I am working on a couple of posts and a book review, but in the meantime, I thought this graphic was interesting:

sciencerage.png

From Electron Cafe:

6 Responses to “Scientific Method: Perception and Reality”

  1. J. Scott Says:

    Neat post; science follows other disciplines in its institutional resistance to innovation or new perceptions, new explanations and reminds me of a passage from the Margolis book Patterns, Thinking and Cognition on "first recruits" to a new idea: "So the first recruits face repeated choices about whether to bother putting more effort into grasping the new arguments, repeated occasions on which the novel argument might be found to be more trouble than its worth." 

  2. Curtis Gale Weeks Says:

    How did they ever do it, before there was a printing press?  Wonder of wonders…..

  3. zen Says:

    Scott – that’s the economics of science!!!
    .
    Curtis – What they did was usually have their secrets die with them.

  4. Cameron Schaefer Says:

    A few quotes from "The Structure of Scientific Revolutions" seem apt here.

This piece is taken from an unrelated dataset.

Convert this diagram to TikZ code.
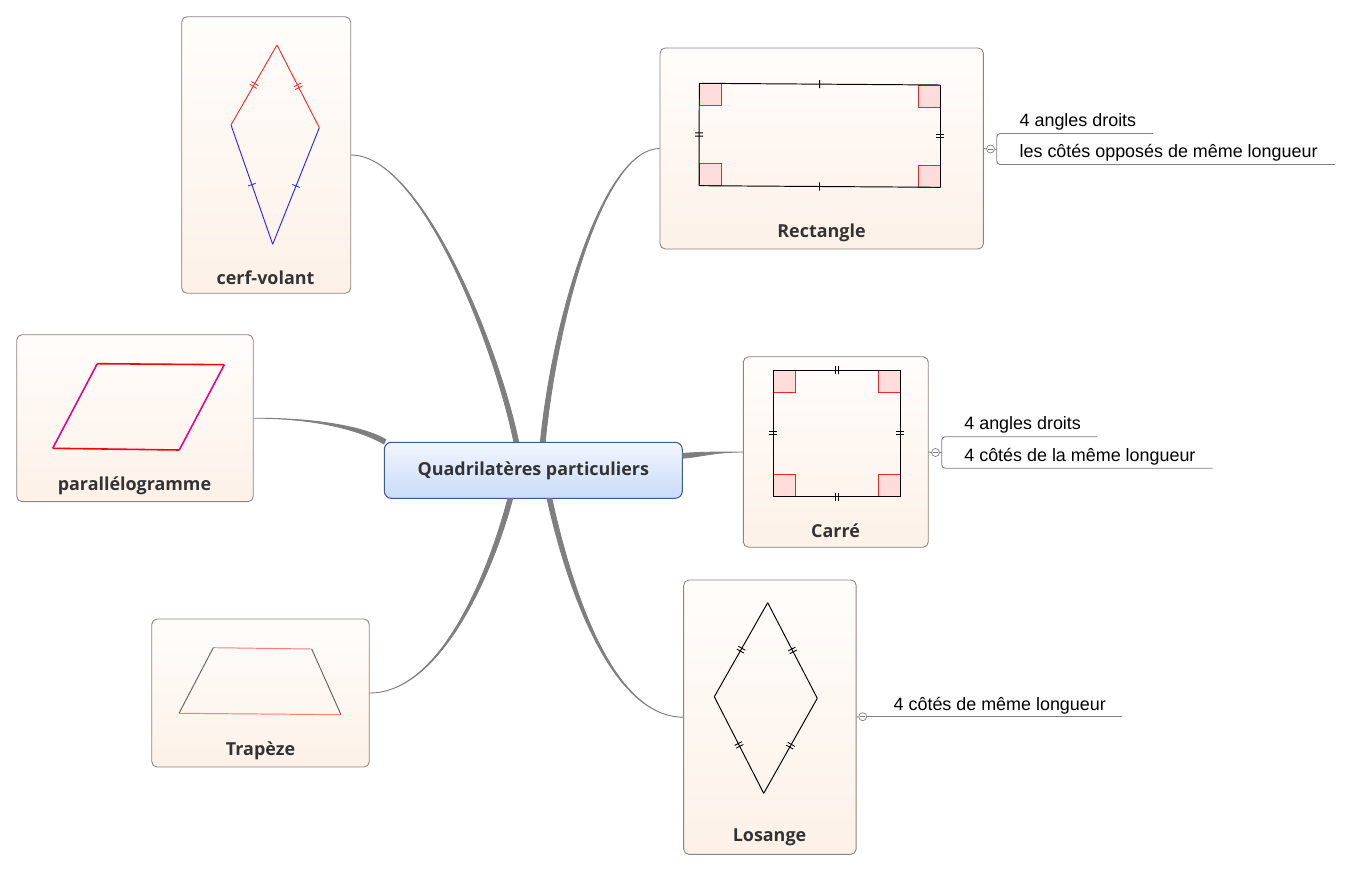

    "The temptation to write history backward is both omnipresent and perennial.  But scientists are more affected by the temptation to rewrite history, partly because the results of scientific research show no obvious dependence upon the historical context of the inquiry, and partly because, except during crisis and revolution, the scientist’s contemporary position seems so secure."

    ———————-

    "It is they who first learn to see science and the world differently, and their ability to make the transition is facilitated by two circumstances that are not common to most other members of their profession.  Invariably their attention has been intensely concentrated upon the crisis-provoking problems; usually, in addition, they are men so young or so new to the crisis-ridden field that practice has committed them less deeply than most of their contemporaries to the world view and rules determined by the old paradigm."

  5. What we know and what we don't know Says:

    […] (Well, that’s the theory. In practice, the process is usually a bit messier).  […]

  6. David Says:

    They forgot to put an “Apply for grants” step (or better yet, “beg for funding”)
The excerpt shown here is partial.